The apparent fragility of the engine is compounded by the unit's relative lack of power. The Jordans and BARs are consistently between six-tenths and a second slower than their chief rivals.

Such has been the poor performance at Jordan and BAR that, until the week before, the European Grand Prix speculation was rife that a dissatisfied Honda would pull its support from one team at the end of this season. In the end, the Japanese marque was forced to take the unusual-for it- step of issuing a statement that it would continue with both teams in 2002.

The vote of confidence does not, however, mask continuing dissatisfaction at Honda. When Jordan qualified seventh and eighth in last weekend's European Grand Prix, Eddie Jordan praised his drivers on so strong a showing against Ferrari, Williams and McLaren. Honda's technical director, Kazutoshi Nishizawa, dubbed it merely "mediocre".

The problems, according to Nishizawa, exist on both sides of the racing fence. "we are building up a good relationship with both teams but still the development speed is not quick enough for us," he said recently. "At Honda, we do need to improve the engine performance but the teams also must improve at their end."

Honda insist that they will unveil a new evolution of their R001E in the near future which should offer a much-needed power boost to Jordan. But even if that evolution solves the problems of power deficit and apparent fragility, Jordan still have the problem of Frentzen.

The German, whose option has been taken up by Jordan for the second year of the two-year he signed last year, has appeared a spent force this year, lurching from crisis to crisis in a car he admits he cannot come to terms with and slumping to a seven-to-one qualifying rate in favour of team-mate Trulli.

Watching the German drop two places on last weekend's start and then almost eaten alive by Jaguar's Eddie Irvine, who later admitted he had found it hard to believe that he could match the Jordan driver's pace so easily, was like watching a prize fighter slouch on the ropes, absorbing blows while waiting for the clock to count its way down to payday.
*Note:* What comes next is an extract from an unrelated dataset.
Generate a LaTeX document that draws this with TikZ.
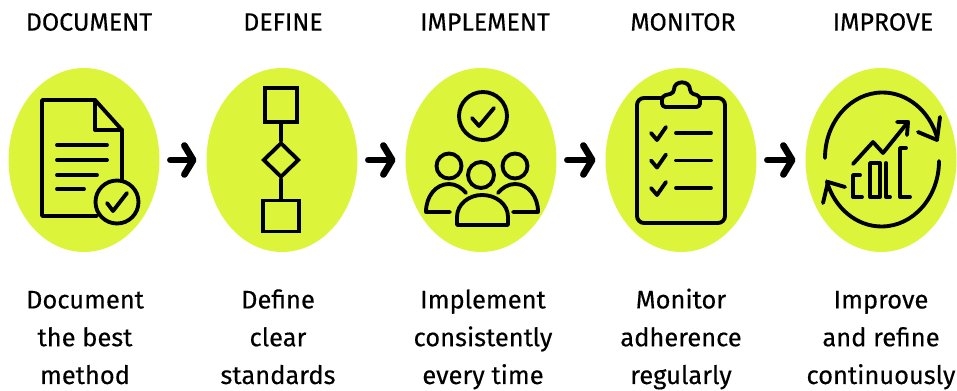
\documentclass[tikz,border=0pt]{standalone}
\usepackage{fontspec}
\setmainfont{Fira Sans}[FakeBold=0.3]
\usetikzlibrary{shapes.geometric,arrows.meta}
\definecolor{limefill}{HTML}{DCF53B}

\begin{document}
\begin{tikzpicture}[x=0.02cm,y=0.02cm]
        \tikzstyle{every node}+=[inner sep=0pt]
        \tikzstyle{blob}=[ellipse,fill=limefill,minimum width=3.02cm,minimum height=3.68cm]
        \tikzstyle{heading}=[font=\fontsize{14.2}{16}\selectfont]
        \tikzstyle{caption}=[anchor=base,align=center,font=\fontsize{14.5}{21.5}\selectfont]
        \tikzstyle{icon}=[black,line width=2.2pt,line join=round,line cap=round]
        \tikzstyle{flow}=[black,line width=3.8pt,line cap=round,-{Straight Barb[round,length=5pt,width=16.5pt]}]
        \tikzstyle{box}=[rectangle,draw=black,line width=2.2pt,minimum width=0.64cm,minimum height=0.68cm]
        \useasboundingbox (0,0) rectangle (957,-391);
        % circles
        \draw (84,-160) node [blob] (docblob) {};
        \draw (282,-160) node [blob] (defblob) {};
        \draw (481,-160) node [blob] (impblob) {};
        \draw (681,-160) node [blob] (monblob) {};
        \draw (881,-160) node [blob] (problob) {};
        \draw [flow,shorten <=6pt,shorten >=5.5pt] (docblob) -- (defblob);
        \draw [flow,shorten <=6pt,shorten >=5.5pt] (defblob) -- (impblob);
        \draw [flow,shorten <=6pt,shorten >=5.5pt] (impblob) -- (monblob);
        \draw [flow,shorten <=6pt,shorten >=5.5pt] (monblob) -- (problob);
        % titles
        \draw (89,-22) node [heading] (doctitle) {DOCUMENT};
        \draw (283,-22) node [heading] (deftitle) {DEFINE};
        \draw (485,-22) node [heading] (imptitle) {IMPLEMENT};
        \draw (683,-22) node [heading] (montitle) {MONITOR};
        \draw (883,-22) node [heading] (protitle) {IMPROVE};
        % captions
        \draw (85,-384) node [caption] (doctext) {Document\\the best\\method};
        \draw (278,-384) node [caption] (deftext) {Define\\clear\\standards};
        \draw (483,-384) node [caption] (imptext) {Implement\\consistently\\every time};
        \draw (681,-384) node [caption] (montext) {Monitor\\adherence\\regularly};
        \draw (881,-384) node [caption] (protext) {Improve\\and refine\\continuously};
        % document
        \draw [icon] (97,-216) -- (42,-216) -- (42,-100) -- (95,-100) -- (122,-130) -- (122,-180);
        \draw [icon] (95,-100) -- (95,-130) -- (122,-130);
        \draw [icon] (57,-145) -- (107,-145);
        \draw [icon] (57,-160) -- (107,-160);
        \draw [icon] (57,-175) -- (97,-175);
        \draw [icon] (57,-189) -- (84,-189);
        \draw [icon,fill=limefill] (117,-202) circle (21.5);
        \draw [icon] (107,-203) -- (113,-211) -- (127,-193);
        % flowchart
        \draw (281,-105) node [box] (topbox) {};
        \draw (281,-160) node [diamond,draw=black,line width=2.2pt,minimum width=0.72cm,minimum height=0.7cm] (gate) {};
        \draw (281,-216) node [box,minimum width=0.72cm,minimum height=0.62cm] (lowbox) {};
        \draw [icon] (topbox) -- (gate);
        \draw [icon] (gate) -- (lowbox);
        % people
        \draw [icon] (483,-116) circle (24);
        \draw [icon] (472,-118) -- (479,-126) -- (494,-108);
        \draw [icon] (481,-175) circle (13);
        \draw [icon] (449,-166) circle (12.5);
        \draw [icon] (515,-166) circle (12.5);
        \draw [icon] (457,-225) -- (457,-217) .. controls (457,-204) and (469,-195) .. (482,-195) .. controls (496,-195) and (508,-204) .. (508,-217) -- (508,-225) -- cycle;
        \draw [icon] (450,-212) -- (426,-212) .. controls (426,-196) and (436,-184) .. (449,-184) .. controls (456,-184) and (462,-188) .. (466,-193);
        \draw [icon] (513,-212) -- (538,-212) .. controls (538,-196) and (528,-184) .. (515,-184) .. controls (508,-184) and (502,-188) .. (498,-193);
        % clipboard
        \draw [icon,rounded corners=4pt] (662,-98) -- (637,-98) -- (637,-223) -- (725,-223) -- (725,-98) -- (700,-98);
        \draw [icon,rounded corners=2pt] (662,-107) -- (662,-96) -- (674,-93) .. controls (674,-80) and (690,-80) .. (690,-93) -- (700,-96) -- (700,-107) -- cycle;
        \foreach \rowy in {0,27.5,55} {
                \draw [icon] (651,-133-\rowy) -- (657,-140-\rowy) -- (666,-127-\rowy);
                \draw [icon] (676,-133-\rowy) -- (711,-133-\rowy);
        }
        % improve
        \draw [icon] (825,-158) arc (180:18:57.5 and 65.5);
        \draw [icon] (940,-117) -- (937,-140) -- (918,-132);
        \draw [icon] (939,-161) arc (0:-162:57.5 and 65.5);
        \draw [icon] (823,-203) -- (828,-182) -- (845,-187);
        \draw [icon] (853,-164) -- (873,-142) -- (883,-153) -- (908,-122);
        \draw [icon] (897,-122) -- (908,-122) -- (907,-135);
        \draw [icon] (860,-175) -- (853,-175) -- (853,-197) -- (862,-197);
        \draw [icon] (870,-197) -- (870,-163) -- (880,-163) -- (880,-197) -- cycle;
        \draw [icon] (886,-163) -- (886,-197) -- (890,-197);
        \draw [icon] (906,-148) -- (900,-148) -- (900,-197) -- (910,-197);
\end{tikzpicture}
\end{document}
"I Just can't get the best out of myself," Frentzen said last month. "it's just because we are not calibrated enough, myself and the car. I've tried everything but at the moment there's no harmony between myself and the car."

It may seem a little over-the-top but in this there are echoes of the Damon Hill of 1999. The Briton limped through a disastrous last season at Jordan, claiming, like Frentzen, halfway through that he could not understand the car and could neither get the best from himself nor the car.

Frentzen's malaise is surely not quite so terminal, but when the Frentzen to Toyota rumours were at their most furious a fortnight ago, there were many in the paddock who quietly voiced the opinion that Frentzen should have taken the deal to see out the twilight of his career at a team with low early expectations in the sport and against a journeyman team-mate whom he could confidently beat.

Spent force or not, Frentzen is unlikely to profit from the EJ11 and in that case Jordan's hopes of a two-prolonged assault on fourth in the championship look shot.

Eddie Jordan though is insistent that the team will keep fighting. "we've never laid down before and we won't start now," he said after the European GP. "This was all too disappointing though. I made the point before the race that the top three teams are getting more powerful, more reliable and they're faster and we have a fair amount of work to do.

"There's a motivation thing as well, where I've got to do everything possible to keep everyone's spirits up but it's a bit difficult when you're getting pasted week in and week out. We really weren't quick enough to compete with the top three teams and when the top three finish all their cars then there's no points for Jordan."

As Jordan stumble into the second half of the season, hobbled by an engine programme far behind schedule and one driver suffering through a crisis of confidence Eddie Jordan's reasoning of the Formula One paradigm shows no sign of needing reassessment.